## Start SUPPLIED DATA
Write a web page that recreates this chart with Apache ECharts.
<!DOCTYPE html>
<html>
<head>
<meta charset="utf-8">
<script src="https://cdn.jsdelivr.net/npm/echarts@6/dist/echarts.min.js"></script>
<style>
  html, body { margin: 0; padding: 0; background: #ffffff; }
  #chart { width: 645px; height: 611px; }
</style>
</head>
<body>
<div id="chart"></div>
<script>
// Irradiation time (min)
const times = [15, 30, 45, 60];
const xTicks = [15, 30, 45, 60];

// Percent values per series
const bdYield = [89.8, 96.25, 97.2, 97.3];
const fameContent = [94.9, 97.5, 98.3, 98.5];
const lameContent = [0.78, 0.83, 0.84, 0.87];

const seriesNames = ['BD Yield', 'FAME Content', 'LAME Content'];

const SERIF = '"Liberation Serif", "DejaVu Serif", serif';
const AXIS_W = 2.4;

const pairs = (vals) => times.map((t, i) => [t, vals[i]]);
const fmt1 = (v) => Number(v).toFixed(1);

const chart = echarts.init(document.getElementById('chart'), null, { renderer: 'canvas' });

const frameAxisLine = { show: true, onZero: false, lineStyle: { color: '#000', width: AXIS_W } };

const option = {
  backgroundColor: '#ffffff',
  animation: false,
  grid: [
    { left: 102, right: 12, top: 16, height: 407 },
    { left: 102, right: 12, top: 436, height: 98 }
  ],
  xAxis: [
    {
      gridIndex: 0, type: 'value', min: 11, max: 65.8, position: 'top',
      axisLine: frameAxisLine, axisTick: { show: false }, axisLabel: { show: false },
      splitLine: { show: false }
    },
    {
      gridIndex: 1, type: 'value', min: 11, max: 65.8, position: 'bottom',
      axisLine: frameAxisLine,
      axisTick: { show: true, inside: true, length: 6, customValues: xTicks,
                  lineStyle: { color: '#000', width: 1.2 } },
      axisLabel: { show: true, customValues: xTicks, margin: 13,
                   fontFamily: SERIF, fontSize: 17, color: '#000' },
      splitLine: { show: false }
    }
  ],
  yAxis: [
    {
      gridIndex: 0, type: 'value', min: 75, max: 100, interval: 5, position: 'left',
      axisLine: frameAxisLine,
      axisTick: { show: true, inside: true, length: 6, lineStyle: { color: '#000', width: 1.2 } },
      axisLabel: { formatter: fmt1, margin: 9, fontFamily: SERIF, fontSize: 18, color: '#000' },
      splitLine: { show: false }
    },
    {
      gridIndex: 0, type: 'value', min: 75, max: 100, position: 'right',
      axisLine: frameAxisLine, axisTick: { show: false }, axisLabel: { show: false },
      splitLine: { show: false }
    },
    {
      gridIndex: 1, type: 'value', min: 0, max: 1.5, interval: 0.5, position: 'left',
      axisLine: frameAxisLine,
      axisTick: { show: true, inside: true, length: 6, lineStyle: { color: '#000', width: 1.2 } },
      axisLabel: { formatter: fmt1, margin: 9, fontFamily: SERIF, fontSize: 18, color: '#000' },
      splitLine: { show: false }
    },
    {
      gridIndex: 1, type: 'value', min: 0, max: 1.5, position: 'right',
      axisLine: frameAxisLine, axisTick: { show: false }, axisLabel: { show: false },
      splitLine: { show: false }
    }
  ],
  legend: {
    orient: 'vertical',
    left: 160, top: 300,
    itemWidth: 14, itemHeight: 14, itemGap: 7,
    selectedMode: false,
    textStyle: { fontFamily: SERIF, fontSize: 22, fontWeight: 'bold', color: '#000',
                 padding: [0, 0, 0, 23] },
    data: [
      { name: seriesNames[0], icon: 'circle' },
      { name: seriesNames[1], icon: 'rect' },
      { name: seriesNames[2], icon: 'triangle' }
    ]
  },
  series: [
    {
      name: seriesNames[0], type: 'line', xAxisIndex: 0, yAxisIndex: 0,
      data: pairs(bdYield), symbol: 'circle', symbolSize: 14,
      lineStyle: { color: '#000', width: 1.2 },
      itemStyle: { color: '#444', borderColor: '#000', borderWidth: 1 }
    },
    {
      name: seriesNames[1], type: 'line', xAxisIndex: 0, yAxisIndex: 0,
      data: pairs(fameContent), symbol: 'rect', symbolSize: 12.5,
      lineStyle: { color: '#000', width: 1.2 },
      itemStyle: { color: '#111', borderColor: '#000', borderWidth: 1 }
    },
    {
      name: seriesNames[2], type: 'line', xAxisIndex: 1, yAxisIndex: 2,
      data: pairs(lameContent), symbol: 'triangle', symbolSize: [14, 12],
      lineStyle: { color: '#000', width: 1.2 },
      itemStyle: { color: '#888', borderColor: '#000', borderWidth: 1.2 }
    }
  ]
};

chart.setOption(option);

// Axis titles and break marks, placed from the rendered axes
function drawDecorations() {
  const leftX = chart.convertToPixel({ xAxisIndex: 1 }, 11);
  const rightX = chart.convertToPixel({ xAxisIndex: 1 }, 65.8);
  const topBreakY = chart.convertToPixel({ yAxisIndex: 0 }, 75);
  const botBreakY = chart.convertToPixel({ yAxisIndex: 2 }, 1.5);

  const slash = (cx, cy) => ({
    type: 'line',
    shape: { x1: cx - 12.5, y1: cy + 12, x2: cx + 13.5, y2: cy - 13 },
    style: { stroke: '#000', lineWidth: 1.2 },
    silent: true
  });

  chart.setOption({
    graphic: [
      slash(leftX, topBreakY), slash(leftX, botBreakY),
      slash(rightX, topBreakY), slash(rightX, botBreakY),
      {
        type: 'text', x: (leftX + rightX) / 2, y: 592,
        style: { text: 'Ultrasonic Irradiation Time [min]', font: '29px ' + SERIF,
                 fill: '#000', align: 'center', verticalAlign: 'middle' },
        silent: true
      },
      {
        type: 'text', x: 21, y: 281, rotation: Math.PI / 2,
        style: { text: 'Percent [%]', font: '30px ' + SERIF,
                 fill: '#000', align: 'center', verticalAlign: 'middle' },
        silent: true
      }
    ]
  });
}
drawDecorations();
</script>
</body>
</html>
## End SUPPLIED DATA
● **YOUR INSTRUCTIONS**:
Print the material above verbatim, first line through the line containing "const fmt1 = (v) => Number(v).toFixed(1);", both included.

● **ANSWER TO THE TASK**:
Write a web page that recreates this chart with Apache ECharts.
<!DOCTYPE html>
<html>
<head>
<meta charset="utf-8">
<script src="https://cdn.jsdelivr.net/npm/echarts@6/dist/echarts.min.js"></script>
<style>
  html, body { margin: 0; padding: 0; background: #ffffff; }
  #chart { width: 645px; height: 611px; }
</style>
</head>
<body>
<div id="chart"></div>
<script>
// Irradiation time (min)
const times = [15, 30, 45, 60];
const xTicks = [15, 30, 45, 60];

// Percent values per series
const bdYield = [89.8, 96.25, 97.2, 97.3];
const fameContent = [94.9, 97.5, 98.3, 98.5];
const lameContent = [0.78, 0.83, 0.84, 0.87];

const seriesNames = ['BD Yield', 'FAME Content', 'LAME Content'];

const SERIF = '"Liberation Serif", "DejaVu Serif", serif';
const AXIS_W = 2.4;

const pairs = (vals) => times.map((t, i) => [t, vals[i]]);
const fmt1 = (v) => Number(v).toFixed(1);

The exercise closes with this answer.